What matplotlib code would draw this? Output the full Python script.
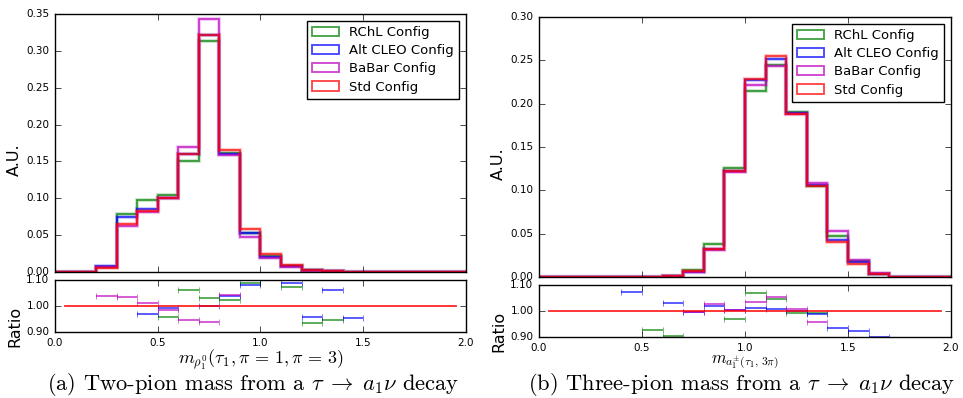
import numpy as np
import matplotlib
matplotlib.use("Agg")
import matplotlib.pyplot as plt

plt.style.use("classic")
plt.rcParams["figure.facecolor"] = "white"
plt.rcParams["savefig.facecolor"] = "white"
plt.rcParams["mathtext.fontset"] = "cm"
plt.rcParams["axes.unicode_minus"] = False

nan = np.nan
edges = np.round(np.arange(0.0, 2.01, 0.1), 2)
centers = 0.5 * (edges[:-1] + edges[1:])

labels = ["RChL Config", "Alt CLEO Config", "BaBar Config", "Std Config"]
colors = ["g", "b", "m", "r"]

# (a) two-pion mass
rchl_a = [0, 0, 0.007, 0.078, 0.097, 0.104, 0.151, 0.313, 0.162, 0.053,
          0.022, 0.008, 0.003, 0.001, 0, 0, 0, 0, 0, 0]
cleo_a = [0, 0, 0.008, 0.074, 0.086, 0.101, 0.160, 0.322, 0.160, 0.053,
          0.021, 0.008, 0.003, 0.001, 0, 0, 0, 0, 0, 0]
babar_a = [0, 0, 0.007, 0.063, 0.082, 0.100, 0.169, 0.343, 0.159, 0.048,
           0.019, 0.007, 0.002, 0.001, 0, 0, 0, 0, 0, 0]
std_a = [0, 0, 0.006, 0.065, 0.083, 0.100, 0.160, 0.322, 0.166, 0.058,
         0.024, 0.009, 0.003, 0.001, 0, 0, 0, 0, 0, 0]

# ratios to Std (only the points visible inside 0.9-1.1)
rchl_ratio_a = [nan, nan, nan, nan, nan, 0.958, 1.060, 1.030, 1.023, 1.088,
                nan, 1.072, 0.934, 0.948, nan, nan, nan, nan, nan, nan]
cleo_ratio_a = [nan, nan, nan, nan, 0.970, 0.993, nan, 1.000, 1.038, 1.080,
                nan, 1.090, 0.957, 1.062, 0.953, nan, nan, nan, nan, nan]
babar_ratio_a = [nan, nan, 1.040, 1.033, 1.010, 0.985, 0.946, 0.940, 1.043, nan,
                 nan, nan, nan, nan, nan, nan, nan, nan, nan, nan]
std_ratio_a = [1.0] * 20

# (b) three-pion mass
rchl_b = [0, 0, 0, 0, 0, 0, 0.0015, 0.008, 0.038, 0.126,
          0.215, 0.245, 0.190, 0.105, 0.047, 0.018, 0.004, 0, 0, 0]
cleo_b = [0, 0, 0, 0, 0, 0, 0.0015, 0.006, 0.032, 0.122,
          0.227, 0.252, 0.189, 0.106, 0.043, 0.017, 0.004, 0, 0, 0]
babar_b = [0, 0, 0, 0, 0, 0, 0.001, 0.006, 0.031, 0.121,
           0.222, 0.243, 0.188, 0.109, 0.053, 0.020, 0.005, 0, 0, 0]
std_b = [0, 0, 0, 0, 0, 0, 0.001, 0.007, 0.032, 0.122,
         0.229, 0.255, 0.188, 0.105, 0.040, 0.015, 0.004, 0, 0, 0]

rchl_ratio_b = [nan, nan, nan, nan, nan, 0.926, 0.903, nan, nan, 0.968,
                1.071, 1.045, 0.992, 0.993, nan, nan, nan, nan, nan, nan]
cleo_ratio_b = [nan, nan, nan, nan, 1.074, nan, 1.030, 0.997, 1.018, 1.004,
                1.010, 1.008, 1.000, 0.990, 0.936, 0.923, 0.901, nan, nan, nan]
babar_ratio_b = [nan, nan, nan, nan, nan, nan, nan, 0.997, 1.027, 1.002,
                 1.036, 1.052, 1.009, 0.957, nan, nan, nan, nan, nan, nan]
std_ratio_b = [1.0] * 20

fig = plt.figure(figsize=(9.63, 3.98), dpi=100)

panels = [
    dict(main=[0.0571, 0.3166, 0.4268, 0.6482], ratio=[0.0571, 0.1658, 0.4268, 0.1307],
         hists=[rchl_a, cleo_a, babar_a, std_a],
         ratios=[rchl_ratio_a, cleo_ratio_a, babar_ratio_a],
         std_ratio=std_ratio_a, ymax=0.35,
         xlabel=r"$m_{\rho_1^0}(\tau_1, \pi\,=\,1, \pi\,=\,3)$", xlsize=13, xlpad=0,
         caption=r"(a) Two-pion mass from a $\tau\;\rightarrow\;a_1\nu$ decay", cx=0.263),
    dict(main=[0.5597, 0.3040, 0.4278, 0.6533], ratio=[0.5597, 0.1533, 0.4278, 0.1307],
         hists=[rchl_b, cleo_b, babar_b, std_b],
         ratios=[rchl_ratio_b, cleo_ratio_b, babar_ratio_b],
         std_ratio=std_ratio_b, ymax=0.30,
         xlabel=r"$m_{a_1^{\pm}(\tau_1,\, 3\pi)}$", xlsize=12, xlpad=0,
         caption=r"(b) Three-pion mass from a $\tau\;\rightarrow\;a_1\nu$ decay", cx=0.770),
]

for p in panels:
    ax = fig.add_axes(p["main"])
    axr = fig.add_axes(p["ratio"], sharex=ax)

    for vals, col, lab in zip(p["hists"], colors, labels):
        ax.hist(centers, bins=edges, weights=vals, histtype="step",
                color=col, lw=3, alpha=0.2)
        ax.hist(centers, bins=edges, weights=vals, histtype="step",
                color=col, lw=1.3, alpha=0.75, label=lab)
    ax.set_xlim(0, 2.0)
    ax.set_ylim(0, p["ymax"])
    ax.set_yticks(np.arange(0, p["ymax"] + 0.001, 0.05))
    ax.tick_params(labelsize=7.5, labelbottom=False)
    ax.set_ylabel("A.U.", fontsize=11.5)
    ax.yaxis.set_label_coords(-0.08, 0.434)
    ax.legend(loc="upper right", fontsize=9.5, borderaxespad=0.5,
              handlelength=2.0, handletextpad=0.8, labelspacing=0.4)

    for vals, col in zip(p["ratios"], colors[:3]):
        axr.errorbar(centers, vals, xerr=0.05, fmt="none", ecolor=col,
                     elinewidth=1.2, capsize=2, alpha=0.75)
    axr.plot(centers, p["std_ratio"], color="r", lw=1.3, alpha=0.85)
    axr.set_xlim(0, 2.0)
    axr.set_ylim(0.9, 1.1)
    axr.set_yticks([0.9, 1.0, 1.1])
    axr.set_yticklabels(["0.90", "1.00", "1.10"])
    axr.set_xticks([0.0, 0.5, 1.0, 1.5, 2.0])
    axr.set_xticklabels(["0.0", "0.5", "1.0", "1.5", "2.0"])
    axr.tick_params(labelsize=7.5)
    axr.set_ylabel("Ratio", fontsize=11.5)
    axr.yaxis.set_label_coords(-0.08, 0.1)
    axr.set_xlabel(p["xlabel"], fontsize=p["xlsize"], labelpad=p["xlpad"])

    fig.text(p["cx"], 0.034, p["caption"], ha="center", va="center",
             fontsize=16.2, family="cmr10")

fig.savefig("out.png", dpi=100)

● **What the task asks**: Write out the listing above again, exactly, but with no pictures in the copy.

● **Expected output**:
What matplotlib code would draw this? Output the full Python script.
import numpy as np
import matplotlib
matplotlib.use("Agg")
import matplotlib.pyplot as plt

plt.style.use("classic")
plt.rcParams["figure.facecolor"] = "white"
plt.rcParams["savefig.facecolor"] = "white"
plt.rcParams["mathtext.fontset"] = "cm"
plt.rcParams["axes.unicode_minus"] = False

nan = np.nan
edges = np.round(np.arange(0.0, 2.01, 0.1), 2)
centers = 0.5 * (edges[:-1] + edges[1:])

labels = ["RChL Config", "Alt CLEO Config", "BaBar Config", "Std Config"]
colors = ["g", "b", "m", "r"]

# (a) two-pion mass
rchl_a = [0, 0, 0.007, 0.078, 0.097, 0.104, 0.151, 0.313, 0.162, 0.053,
          0.022, 0.008, 0.003, 0.001, 0, 0, 0, 0, 0, 0]
cleo_a = [0, 0, 0.008, 0.074, 0.086, 0.101, 0.160, 0.322, 0.160, 0.053,
          0.021, 0.008, 0.003, 0.001, 0, 0, 0, 0, 0, 0]
babar_a = [0, 0, 0.007, 0.063, 0.082, 0.100, 0.169, 0.343, 0.159, 0.048,
           0.019, 0.007, 0.002, 0.001, 0, 0, 0, 0, 0, 0]
std_a = [0, 0, 0.006, 0.065, 0.083, 0.100, 0.160, 0.322, 0.166, 0.058,
         0.024, 0.009, 0.003, 0.001, 0, 0, 0, 0, 0, 0]

# ratios to Std (only the points visible inside 0.9-1.1)
rchl_ratio_a = [nan, nan, nan, nan, nan, 0.958, 1.060, 1.030, 1.023, 1.088,
                nan, 1.072, 0.934, 0.948, nan, nan, nan, nan, nan, nan]
cleo_ratio_a = [nan, nan, nan, nan, 0.970, 0.993, nan, 1.000, 1.038, 1.080,
                nan, 1.090, 0.957, 1.062, 0.953, nan, nan, nan, nan, nan]
babar_ratio_a = [nan, nan, 1.040, 1.033, 1.010, 0.985, 0.946, 0.940, 1.043, nan,
                 nan, nan, nan, nan, nan, nan, nan, nan, nan, nan]
std_ratio_a = [1.0] * 20

# (b) three-pion mass
rchl_b = [0, 0, 0, 0, 0, 0, 0.0015, 0.008, 0.038, 0.126,
          0.215, 0.245, 0.190, 0.105, 0.047, 0.018, 0.004, 0, 0, 0]
cleo_b = [0, 0, 0, 0, 0, 0, 0.0015, 0.006, 0.032, 0.122,
          0.227, 0.252, 0.189, 0.106, 0.043, 0.017, 0.004, 0, 0, 0]
babar_b = [0, 0, 0, 0, 0, 0, 0.001, 0.006, 0.031, 0.121,
           0.222, 0.243, 0.188, 0.109, 0.053, 0.020, 0.005, 0, 0, 0]
std_b = [0, 0, 0, 0, 0, 0, 0.001, 0.007, 0.032, 0.122,
         0.229, 0.255, 0.188, 0.105, 0.040, 0.015, 0.004, 0, 0, 0]

rchl_ratio_b = [nan, nan, nan, nan, nan, 0.926, 0.903, nan, nan, 0.968,
                1.071, 1.045, 0.992, 0.993, nan, nan, nan, nan, nan, nan]
cleo_ratio_b = [nan, nan, nan, nan, 1.074, nan, 1.030, 0.997, 1.018, 1.004,
                1.010, 1.008, 1.000, 0.990, 0.936, 0.923, 0.901, nan, nan, nan]
babar_ratio_b = [nan, nan, nan, nan, nan, nan, nan, 0.997, 1.027, 1.002,
                 1.036, 1.052, 1.009, 0.957, nan, nan, nan, nan, nan, nan]
std_ratio_b = [1.0] * 20

fig = plt.figure(figsize=(9.63, 3.98), dpi=100)

panels = [
    dict(main=[0.0571, 0.3166, 0.4268, 0.6482], ratio=[0.0571, 0.1658, 0.4268, 0.1307],
         hists=[rchl_a, cleo_a, babar_a, std_a],
         ratios=[rchl_ratio_a, cleo_ratio_a, babar_ratio_a],
         std_ratio=std_ratio_a, ymax=0.35,
         xlabel=r"$m_{\rho_1^0}(\tau_1, \pi\,=\,1, \pi\,=\,3)$", xlsize=13, xlpad=0,
         caption=r"(a) Two-pion mass from a $\tau\;\rightarrow\;a_1\nu$ decay", cx=0.263),
    dict(main=[0.5597, 0.3040, 0.4278, 0.6533], ratio=[0.5597, 0.1533, 0.4278, 0.1307],
         hists=[rchl_b, cleo_b, babar_b, std_b],
         ratios=[rchl_ratio_b, cleo_ratio_b, babar_ratio_b],
         std_ratio=std_ratio_b, ymax=0.30,
         xlabel=r"$m_{a_1^{\pm}(\tau_1,\, 3\pi)}$", xlsize=12, xlpad=0,
         caption=r"(b) Three-pion mass from a $\tau\;\rightarrow\;a_1\nu$ decay", cx=0.770),
]

for p in panels:
    ax = fig.add_axes(p["main"])
    axr = fig.add_axes(p["ratio"], sharex=ax)

    for vals, col, lab in zip(p["hists"], colors, labels):
        ax.hist(centers, bins=edges, weights=vals, histtype="step",
                color=col, lw=3, alpha=0.2)
        ax.hist(centers, bins=edges, weights=vals, histtype="step",
                color=col, lw=1.3, alpha=0.75, label=lab)
    ax.set_xlim(0, 2.0)
    ax.set_ylim(0, p["ymax"])
    ax.set_yticks(np.arange(0, p["ymax"] + 0.001, 0.05))
    ax.tick_params(labelsize=7.5, labelbottom=False)
    ax.set_ylabel("A.U.", fontsize=11.5)
    ax.yaxis.set_label_coords(-0.08, 0.434)
    ax.legend(loc="upper right", fontsize=9.5, borderaxespad=0.5,
              handlelength=2.0, handletextpad=0.8, labelspacing=0.4)

    for vals, col in zip(p["ratios"], colors[:3]):
        axr.errorbar(centers, vals, xerr=0.05, fmt="none", ecolor=col,
                     elinewidth=1.2, capsize=2, alpha=0.75)
    axr.plot(centers, p["std_ratio"], color="r", lw=1.3, alpha=0.85)
    axr.set_xlim(0, 2.0)
    axr.set_ylim(0.9, 1.1)
    axr.set_yticks([0.9, 1.0, 1.1])
    axr.set_yticklabels(["0.90", "1.00", "1.10"])
    axr.set_xticks([0.0, 0.5, 1.0, 1.5, 2.0])
    axr.set_xticklabels(["0.0", "0.5", "1.0", "1.5", "2.0"])
    axr.tick_params(labelsize=7.5)
    axr.set_ylabel("Ratio", fontsize=11.5)
    axr.yaxis.set_label_coords(-0.08, 0.1)
    axr.set_xlabel(p["xlabel"], fontsize=p["xlsize"], labelpad=p["xlpad"])

    fig.text(p["cx"], 0.034, p["caption"], ha="center", va="center",
             fontsize=16.2, family="cmr10")

fig.savefig("out.png", dpi=100)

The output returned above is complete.